The recent actions by this Republican administration to significantly reduce the workforce of the U.S. Department of Education, particularly within the Office for Civil Rights (OCR), have raised substantial concerns about safeguarding students' civil rights in our school districts. The OCR plays a pivotal role in enforcing civil rights laws, ensuring that educational institutions do not discriminate based on race, color, national origin, sex, disability, or age.
Impact on civil rights enforcement
The administration's decision to lay off a significant portion of OCR staff, including the closure of several regional offices, has left thousands of discrimination cases in limbo. This reduction hampers the OCR's ability to investigate complaints effectively, potentially leaving students vulnerable to unchecked discrimination.

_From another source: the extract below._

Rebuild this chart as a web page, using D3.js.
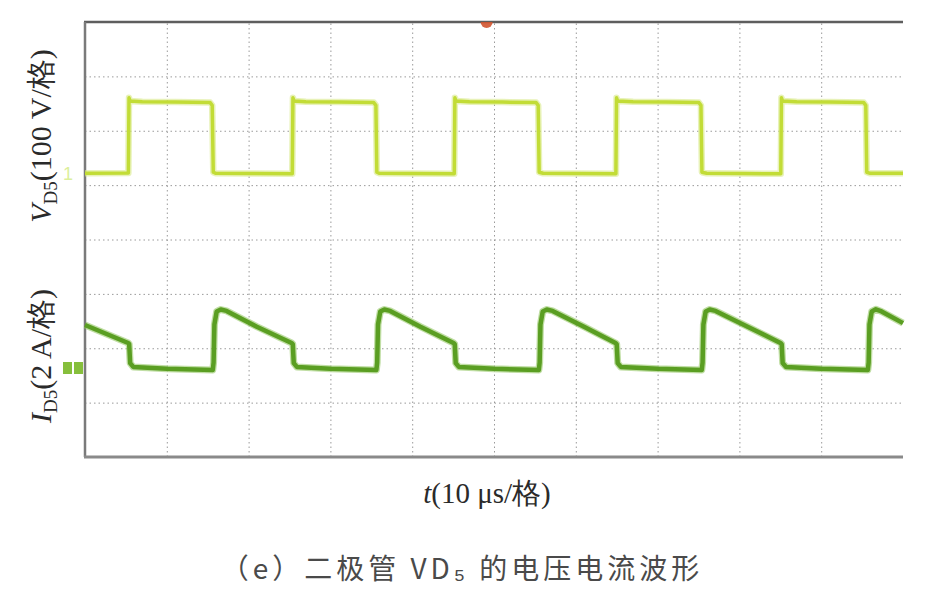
<!DOCTYPE html>
<html>
<head>
<meta charset="utf-8">
<script src="https://cdn.jsdelivr.net/npm/d3@7"></script>
<style>
  html, body { margin: 0; padding: 0; background: #ffffff; }
  svg { display: block; }
</style>
</head>
<body>
<svg id="chart" width="946" height="597"></svg>
<script>
// ---------------- data ----------------
// time grid: 10 divisions of 10 µs
const timeTicks = [10, 20, 30, 40, 50, 60, 70, 80, 90];
// vertical grid: 8 divisions
const divTicks = [1, 2, 3, 4, 5, 6, 7];

// V_D5 trace (µs, V) — 100 V/div
const vdsTime = [0, 5.30, 5.38, 5.52, 7.0, 11.0, 15.30, 15.55, 15.68, 16.0, 20.0,
                 25.34, 25.42, 25.56, 27.0, 31.0, 35.30, 35.56, 35.68, 36.0, 40.0,
                 45.14, 45.22, 45.36, 47.0, 51.0, 55.15, 55.40, 55.52, 56.0, 60.0,
                 64.90, 64.98, 65.12, 67.0, 71.0, 75.05, 75.30, 75.42, 76.0, 80.0,
                 85.06, 85.14, 85.28, 87.0, 91.0, 95.20, 95.45, 95.57, 96.0, 100];
const vdsVolt = [0, 0.5, 139, 133, 131.5, 131, 130, 125, 2, 0, -0.5,
                 -1, 139, 133, 131.5, 131, 130, 125, 2, 0, -0.5,
                 -1, 139, 133, 131.5, 131, 130, 125, 2, 0, -0.5,
                 -1, 139, 133, 131.5, 131, 130, 125, 2, 0, -0.5,
                 -1, 139, 133, 131.5, 131, 130, 125, 2, 0, 0];

// I_D5 trace (µs, A) — 2 A/div
const idsTime = [0, 5.28, 5.40, 5.52, 5.9, 10.0, 15.62, 15.72, 15.82, 16.1, 16.6, 17.3, 21.0, 25.25,
                 25.40, 25.52, 25.9, 30.0, 35.62, 35.72, 35.82, 36.1, 36.6, 37.3, 41.0, 45.05,
                 45.20, 45.32, 45.7, 50.0, 55.48, 55.58, 55.68, 55.96, 56.46, 57.16, 61.0, 64.85,
                 65.00, 65.12, 65.5, 70.0, 75.40, 75.50, 75.60, 75.88, 76.38, 77.08, 81.0, 85.02,
                 85.17, 85.29, 85.7, 90.0, 95.70, 95.80, 95.90, 96.18, 96.68, 97.38, 100];
const idsAmp  = [1.58, 0.92, 0.88, 0.18, 0.04, -0.03, -0.07, 0.2, 1.6, 2.08, 2.15, 2.10, 1.52, 0.92,
                 0.88, 0.18, 0.04, -0.03, -0.07, 0.2, 1.6, 2.08, 2.15, 2.10, 1.52, 0.92,
                 0.88, 0.18, 0.04, -0.03, -0.07, 0.2, 1.6, 2.08, 2.15, 2.10, 1.52, 0.92,
                 0.88, 0.18, 0.04, -0.03, -0.07, 0.2, 1.6, 2.08, 2.15, 2.10, 1.52, 0.92,
                 0.88, 0.18, 0.04, -0.03, -0.07, 0.2, 1.6, 2.08, 2.16, 2.08, 1.65];

const vLabel = { main: "V", sub: "D5", rest: "(100 V/格)" };
const iLabel = { main: "I", sub: "D5", rest: "(2 A/格)" };
const xLabelText = { main: "t", rest: "(10 μs/格)" };
const captionText = "（e）二极管 VD₅ 的电压电流波形";

// ---------------- layout ----------------
const svg = d3.select("#chart");
const L = 85, R = 903, T = 22, B = 457;
const nDivX = 10, nDivY = 8;
const divPx = (B - T) / nDivY;
const vPerDiv = 100, aPerDiv = 2;
const vZeroY = 173.3, iZeroY = 368;

const x = d3.scaleLinear().domain([0, 100]).range([L, R]);
const yDiv = d3.scaleLinear().domain([0, nDivY]).range([B, T]);
const vMin = -(B - vZeroY) / divPx * vPerDiv;
const yV = d3.scaleLinear().domain([vMin, vMin + nDivY * vPerDiv]).range([B, T]);
const iMin = -(B - iZeroY) / divPx * aPerDiv;
const yI = d3.scaleLinear().domain([iMin, iMin + nDivY * aPerDiv]).range([B, T]);

// grid
const gx = svg.append("g").attr("transform", `translate(0,${B})`)
  .call(d3.axisBottom(x).tickValues(timeTicks).tickSize(-(B - T)).tickFormat(""));
const gy = svg.append("g").attr("transform", `translate(${L},0)`)
  .call(d3.axisLeft(yDiv).tickValues(divTicks).tickSize(-(R - L)).tickFormat(""));
[gx, gy].forEach(g => {
  g.select(".domain").remove();
  g.selectAll(".tick line")
    .attr("stroke", "#9a9a9a")
    .attr("stroke-width", 1)
    .attr("stroke-dasharray", "1.5,3");
});

// frame (top, left, bottom)
svg.append("line").attr("x1", L - 1).attr("x2", R).attr("y1", T).attr("y2", T)
  .attr("stroke", "#5e5e5e").attr("stroke-width", 2.5);
svg.append("line").attr("x1", L).attr("x2", L).attr("y1", T).attr("y2", B)
  .attr("stroke", "#7a7a7a").attr("stroke-width", 2.5);
svg.append("line").attr("x1", L - 1).attr("x2", R).attr("y1", B).attr("y2", B)
  .attr("stroke", "#8a8a8a").attr("stroke-width", 3);

// trigger marker
const tx = x(49.1);
svg.append("path")
  .attr("d", `M${tx - 6},${T} A6,6 0 0,0 ${tx + 6},${T} Z`)
  .attr("fill", "#d2542f").attr("opacity", 0.9);

// channel markers
svg.append("text").attr("x", 68).attr("y", vZeroY + 7)
  .attr("text-anchor", "middle").attr("font-family", "Liberation Sans")
  .attr("font-size", 18).attr("fill", "#dcef9c").text("1");
svg.append("rect").attr("x", 63).attr("y", iZeroY - 6).attr("width", 9).attr("height", 12).attr("fill", "#86bf3c");
svg.append("rect").attr("x", 74).attr("y", iZeroY - 6).attr("width", 9).attr("height", 12).attr("fill", "#86bf3c");

// traces
const vData = vdsTime.map((t, i) => [t, vdsVolt[i]]);
const iData = idsTime.map((t, i) => [t, idsAmp[i]]);
const vLine = d3.line().x(d => x(d[0])).y(d => yV(d[1]));
const iLine = d3.line().x(d => x(d[0])).y(d => yI(d[1]));

svg.append("path").datum(vData).attr("d", vLine).attr("fill", "none")
  .attr("stroke", "#d8ea8a").attr("stroke-width", 6.5).attr("stroke-linejoin", "round").attr("opacity", 0.6);
svg.append("path").datum(vData).attr("d", vLine).attr("fill", "none")
  .attr("stroke", "#c2dc36").attr("stroke-width", 3.5).attr("stroke-linejoin", "round");

svg.append("path").datum(iData).attr("d", iLine).attr("fill", "none")
  .attr("stroke", "#8cc25a").attr("stroke-width", 7).attr("stroke-linejoin", "round").attr("opacity", 0.55);
svg.append("path").datum(iData).attr("d", iLine).attr("fill", "none")
  .attr("stroke", "#5a9e22").attr("stroke-width", 4.5).attr("stroke-linejoin", "round");

// axis labels
function rotLabel(lbl, cx, cy) {
  const t = svg.append("text")
    .attr("transform", `translate(${cx},${cy}) rotate(-90)`)
    .attr("text-anchor", "middle")
    .attr("font-family", "Liberation Serif, Times New Roman, serif")
    .attr("font-size", 30).attr("fill", "#2a2a2a");
  t.append("tspan").attr("font-style", "italic").text(lbl.main);
  t.append("tspan").attr("font-size", 19).attr("dy", 6).text(lbl.sub);
  t.append("tspan").attr("dy", -6).text(lbl.rest);
}
rotLabel(vLabel, 51, 136);
rotLabel(iLabel, 51, 356);

const xl = svg.append("text").attr("x", 487).attr("y", 503)
  .attr("text-anchor", "middle")
  .attr("font-family", "Liberation Serif, Times New Roman, serif")
  .attr("font-size", 29).attr("fill", "#2a2a2a");
xl.append("tspan").attr("font-style", "italic").text(xLabelText.main);
xl.append("tspan").text(xLabelText.rest);

svg.append("text").attr("x", 462).attr("y", 579)
  .attr("text-anchor", "middle")
  .attr("font-family", "Noto Sans CJK SC, sans-serif")
  .attr("font-size", 28).attr("letter-spacing", 4).attr("fill", "#4a4a4a")
  .text(captionText);
</script>
</body>
</html>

Consequences for school districts
Here’s the likely impact on school districts with the diminished capacity of the OCR:
Delayed or Dismissed Investigations: Discrimination complaints won’t be addressed promptly, or at all. This will create prolonged periods of injustice for affected students.

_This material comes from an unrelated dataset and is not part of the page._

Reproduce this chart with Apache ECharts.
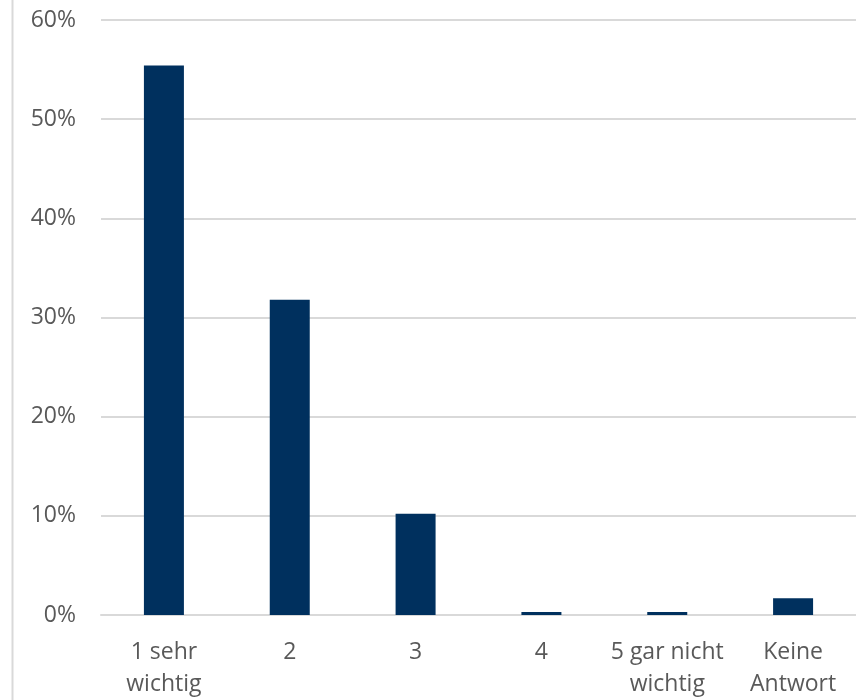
<!DOCTYPE html>
<html>
<head>
<meta charset="utf-8">
<script src="https://cdn.jsdelivr.net/npm/echarts@6/dist/echarts.min.js"></script>
<style>
  html, body { margin: 0; padding: 0; background: #fff; }
  #chart { width: 856px; height: 700px; }
</style>
</head>
<body>
<div id="chart"></div>
<script>
// Answer categories and share of respondents (percent)
const categories = ['1 sehr\nwichtig', '2', '3', '4', '5 gar nicht\nwichtig', 'Keine\nAntwort'];
const shares = [55.4, 31.8, 10.2, 0.3, 0.3, 1.7];
const yTicks = { min: 0, max: 60, interval: 10 };

const chart = echarts.init(document.getElementById('chart'));
chart.setOption({
  animation: false,
  textStyle: { fontFamily: 'Open Sans' },
  graphic: [{
    type: 'line',
    shape: { x1: 12.5, y1: 0, x2: 12.5, y2: 700 },
    style: { stroke: '#d9d9d9', lineWidth: 2 }
  }],
  grid: { left: 101, top: 20, width: 759, height: 598, containLabel: false },
  xAxis: {
    type: 'category',
    data: categories,
    axisLine: { show: true, lineStyle: { color: '#d9d9d9', width: 2 } },
    axisTick: { show: false },
    axisLabel: { color: '#595959', fontSize: 23, lineHeight: 32, margin: 21, interval: 0 }
  },
  yAxis: {
    type: 'value',
    min: yTicks.min, max: yTicks.max, interval: yTicks.interval,
    axisLine: { show: false },
    axisTick: { show: false },
    splitLine: { lineStyle: { color: '#d9d9d9', width: 2 } },
    axisLabel: { color: '#595959', fontSize: 23, margin: 25, formatter: '{value}%' }
  },
  series: [{
    type: 'bar',
    data: shares,
    barWidth: 40,
    itemStyle: { color: '#00305e' }
  }]
});
</script>
</body>
</html>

Reduced Compliance with Civil Rights Laws: There will be a lack of adherence to civil rights regulations, knowingly or unknowingly, when there’s a lack of oversight.
Increased Legal Vulnerability: Schools may face more lawsuits from parents and advocacy groups due to perceived or actual failures in upholding students’ civil rights. (Note: There’s a cat. Only those who can afford to pursue legal action will be able to push back. That leaves low-income families, who are often the most vulnerable to discrimination, without recourse or support.
The erosion of federal oversight doesn’t just weaken civil rights enforcement; it actively shifts the burden onto communities with the fewest resources to fight back.
Civil rights protection for the privileged?
With the burden of accountability shifted to individuals and families, only families with financial means, legal knowledge, and time can engage in that fight.
Our civil rights enforcement is becoming a pay-to-play system.
Guess which students will suffer the most? The groups that historically need the OCR the most, those from low-income, disabled, immigrant, or racially marginalized communities, without access to robust federal investigation and intervention, will be left to fend for themselves in systems that already disadvantage them.
Instead of ensuring justice for the vulnerable, this new system rewards those who can afford to lawyer up.
We don’t get equity when only the well-resourced can challenge discrimination. We get silence, avoidance, and erasure.
Broader educational implications
Beyond civil rights enforcement, the broader cuts to the ED threaten various programs that support low-income and marginalized students. The potential dismantling of the department could lead to the loss of essential services, such as special education support and student loan assistance, further exacerbating educational inequities.
So… who’s watching the watchdogs now?
Here’s the thing: if we want school to be more than just a pipeline to frustration and burnout (for both students and parents), we’ve got to care about who’s enforcing the rules. Spoiler: when the Office for Civil Rights is gutted, the answer is—basically no one.
As someone who has spent a decent portion of her life organizing game schedules, responding to school emails, and writing about systems that are supposed to help people, not fail them, this hits close. I don’t have time for performative outrage. But I do have time to notice when the most vulnerable kids are being left behind because the people in power want fewer paper trails and more plausible deniability.
So yes, it’s up to us. Educators, parents, team managers, tired but highly caffeinated community members—we’re the accountability now.
Talk to your school board. Know what protections your district has (or no longer has). Keep asking uncomfortable questions. Because if we don’t, who will?
And hey—if we need to build our own drawer full of rubber bands and legal documents… well, we’ve done more challenging things.